New Chip-Based Laser Gyroscope Measures Earth's Rotation

An image of Earth from orbit. Blue ocean and swirling white clouds are seen.

Gyroscopes have been indispensable tools for navigation and measurement for many decades.

Early gyroscopes were not much different than spinning tops, but the technology has advanced so much over the years that the modern gyroscope no longer resembles a child's toy. Today, there are two kinds in widespread use: optical gyroscopes, which are extremely sensitive but also expensive, and microelectromechanical system (MEMS) gyroscopes, which are inexpensive and easy to manufacture, but much less sensitive to rotation.

Optical gyroscopes are used in applications such as aircraft navigation systems, while MEMS gyroscopes are found in devices like smart phones. For the last few decades, researchers have wondered whether it would be possible to bridge the gap between these two technologies and create a new type of gyroscope that combines the precision of laser gyroscopes with the ease of manufacture of MEMS gyroscopes. Now, Caltech scientists have developed an optical gyroscope that marries some of the best characteristics of each into one device.

In a new paper published in Nature Photonics, Kerry Vahala (BS '80, MS '81, PhD '85), Caltech's Ted and Ginger Jenkins Professor of Information Science and Technology and Applied Physics, describes a laser gyroscope his lab built from a piece of silicon-based material in much the same way that MEMS devices are manufactured. The new type of gyroscope has achieved something considered a benchmark for gyroscopes: the ability to measure the rotation of the earth.

"For more than 20 years, researchers have speculated about placing optical gyroscopes onto a chip very much like the highly successful MEMS gyroscopes. But until recently, there have been very few compelling experiments," Vahala says.

That started to change about a decade ago because of dramatic progress in improving the performance of silicon-chip-based optical resonators and waveguides. Those developments are now starting to pay off.

All optical gyroscopes, including the one developed by Vahala, make use of something known as the Sagnac effect to measure rotation. Two light waves traveling in opposite directions around a ring-like path will have equal propagation times. However, when the path rotates, the time to reach a specific point on the rotating path will be different for each wave. This difference provides a measure of the rate of rotation and can be determined very precisely by measuring the interference between the two light waves.

There are two versions of optical gyroscope.

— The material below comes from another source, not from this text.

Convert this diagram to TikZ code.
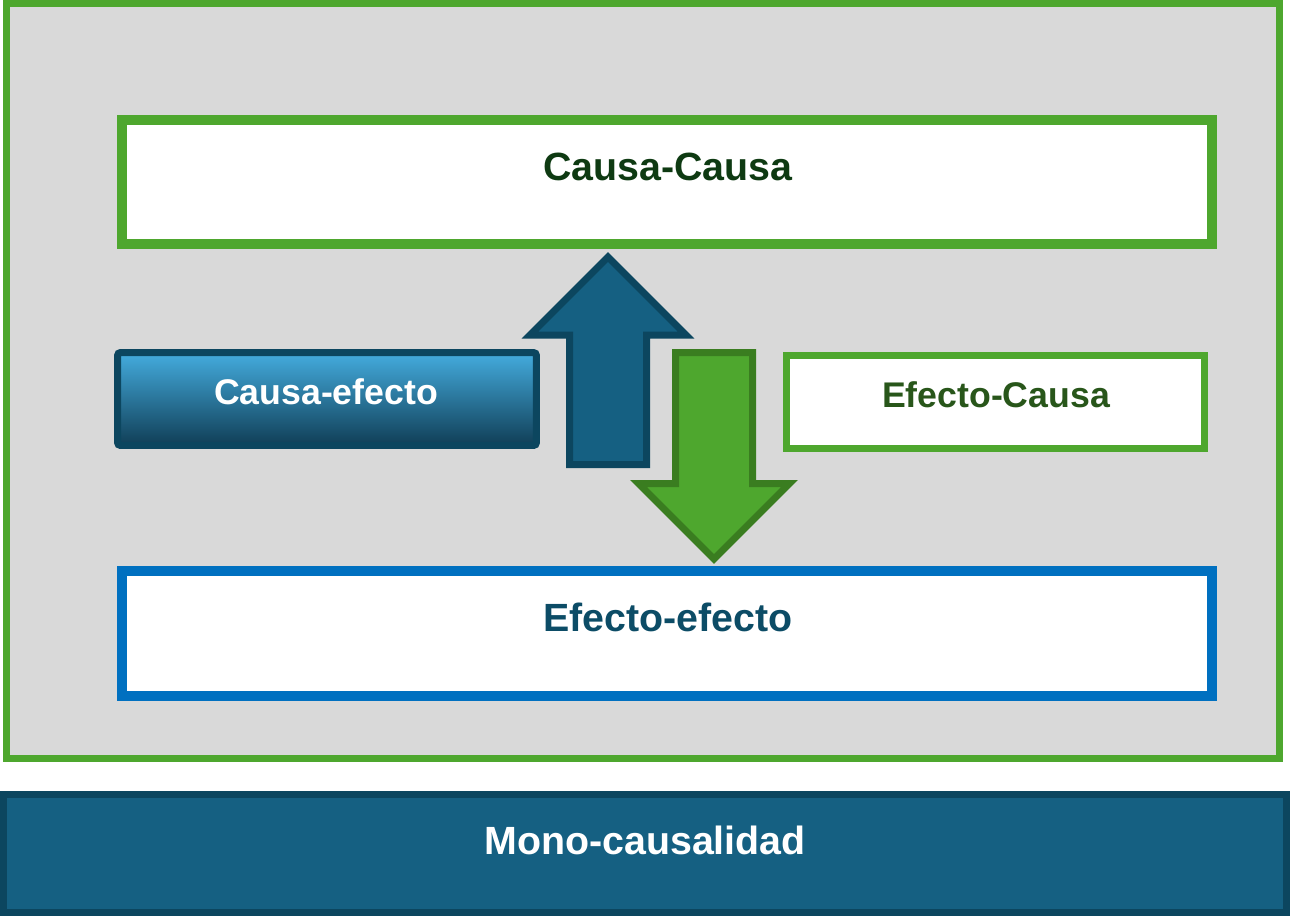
\documentclass[tikz,border=0pt]{standalone}
\usepackage{fontspec}
\setmainfont{Liberation Sans}
\usepackage{tikz}
\usetikzlibrary{positioning}
\definecolor{framegreen}{RGB}{78,167,46}
\definecolor{panelgray}{RGB}{217,217,217}
\definecolor{deepteal}{RGB}{21,96,130}
\definecolor{darkteal}{RGB}{12,70,95}
\definecolor{skyblue}{RGB}{68,172,222}
\definecolor{nightteal}{RGB}{16,62,86}
\definecolor{linkblue}{RGB}{0,112,192}
\definecolor{leafgreen}{RGB}{58,125,32}
\definecolor{forestgreen}{RGB}{14,58,18}
\definecolor{mossgreen}{RGB}{40,86,26}
\definecolor{inkteal}{RGB}{12,76,102}

\begin{document}
\begin{tikzpicture}[x=0.02cm,y=-0.02cm,
    leveltext/.style={font=\fontsize{22.4}{27}\bfseries\selectfont},
    sidetext/.style={font=\fontsize{20.3}{24}\bfseries\selectfont},
    levelbox/.style={rectangle,draw,line width=0.2cm,fill=white,minimum width=21.8cm}]
    \useasboundingbox (0,0) rectangle (1290,916);

    % Frame
    \node[rectangle,draw=framegreen,line width=0.14cm,fill=panelgray,minimum width=25.46cm,minimum height=15.1cm] (frame) at (643,381) {};

    % Causa-Causa
    \node[levelbox,draw=framegreen,minimum height=2.48cm] (cc) at (667,182) {};
    \node[leveltext,text=forestgreen] (cctext) at (668,167) {Causa-Causa};

    % Efecto-efecto
    \node[levelbox,draw=linkblue,minimum height=2.5cm] (ee) at (667,633.5) {};
    \node[leveltext,text=inkteal] (eetext) at (668,617) {Efecto-efecto};

    % Causa-efecto
    \node[rectangle,draw=darkteal,line width=0.14cm,rounded corners=0.06cm,
        top color=skyblue,middle color=deepteal!85!skyblue,bottom color=nightteal,
        minimum width=8.38cm,minimum height=1.86cm] (ce) at (327,399) {};
    \node[sidetext,text=white] (cetext) at (326,392) {Causa-efecto};

    % Efecto-Causa
    \node[rectangle,draw=framegreen,line width=0.14cm,fill=white,minimum width=8.36cm,minimum height=1.86cm] (ec) at (995.5,402) {};
    \node[sidetext,text=mossgreen] (ectext) at (996,395) {Efecto-Causa};

    % Arrows
    \draw[line width=0.14cm,line join=miter,draw=darkteal,fill=deepteal]
        (569.5,464.5) -- (569.5,335) -- (530,335) -- (608,257) -- (686,335) -- (646.5,335) -- (646.5,464.5) -- cycle;
    \draw[line width=0.14cm,line join=miter,draw=leafgreen,fill=framegreen]
        (675.5,352.5) -- (675.5,483.5) -- (638.5,483.5) -- (714,559) -- (789.5,483.5) -- (752.5,483.5) -- (752.5,352.5) -- cycle;

    % Mono-causalidad
    \node[rectangle,draw=darkteal,line width=0.14cm,fill=deepteal,minimum width=25.66cm,minimum height=2.36cm] (mono) at (645,853.5) {};
    \node[leveltext,text=white] (monotext) at (645,840) {Mono-causalidad};
\end{tikzpicture}
\end{document}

In a laser gyroscope, the ring-shaped path consists of a series of discrete mirrors off of which the light bounces. Fiber optical gyroscopes, on the other hand, use a spool of fiber optic cable that can be hundreds or even thousands of meters long.

In Vahala's gyroscope, the pathway is a circular silica disk, and the laser light is generated by high frequency vibrations in the disk through a process called stimulated Brillouin scattering.

Although the shorter light path in Vahala's gyroscope helps to keep the device smaller, it could also result in lower sensitivity. To make up for that, the light is "recycled," says Yu-Hung Lai, co-author on the paper. "The light is allowed to circulate around the path again and again, creating a stronger Sagnac effect and greater sensitivity to rotation."

"Also, the Brillouin laser action magnifies this sensitivity even further by compensating for optical loss in the disk," notes Myoung-Gyun Suh, who is also a co-author on the paper.

In addition to such a gyroscope's potential for improved sensitivity relative to MEMS gyroscopes, such a system would have no moving parts and could be very resilient to vibrations and shocks. That resiliency is, in fact, one of the key reasons for interest in chip-scale optical gyroscopes, as their ultimate physical size will likely be larger than MEMS devices.

Vahala says that ability to measure the earth's rotation is an interesting benchmark for chip-scale gyroscopes. It is also a rate that is quite low, which makes it a challenge to measure. To illustrate how low it is, he imagines an ice skater spinning on one skate, but making one full turn once a day.

Vahala says his lab will continue studying these devices, and that preliminary experimental evidence suggests they can be made considerably more sensitive.

"We'd like to improve performance by a factor of 10- to 100," he says. "At that point, these devices would exceed the performance of the majority of MEMS gyroscopes. In theory, this is possible because traditional optical gyroscopes offer performance that is many orders better than MEMS devices."

The paper describing the research, titled, "Earth rotation measured by a chip-scale ring laser gyroscope," appeared in the February 17 issue of Nature Photonics. Co-authors include graduate students Boqiang Shen (MS '18) and Heming Wang; postdoctoral scholar Qi-Fan Yang (MS '16, PhD '19); and Yu-Hung Lai (MS '16, PhD '19), Myoung-Gyun Suh (MS '14, PhD '17), Yu-Kun Lu, Jiang Li (MS '12, PhD '13), Seung Hoon Lee, and Ki Youl Yang (MS '12, PhD '18), all formerly of Caltech.

Funding for the research was provided by the Defense Advanced Research Projects Agency (DARPA).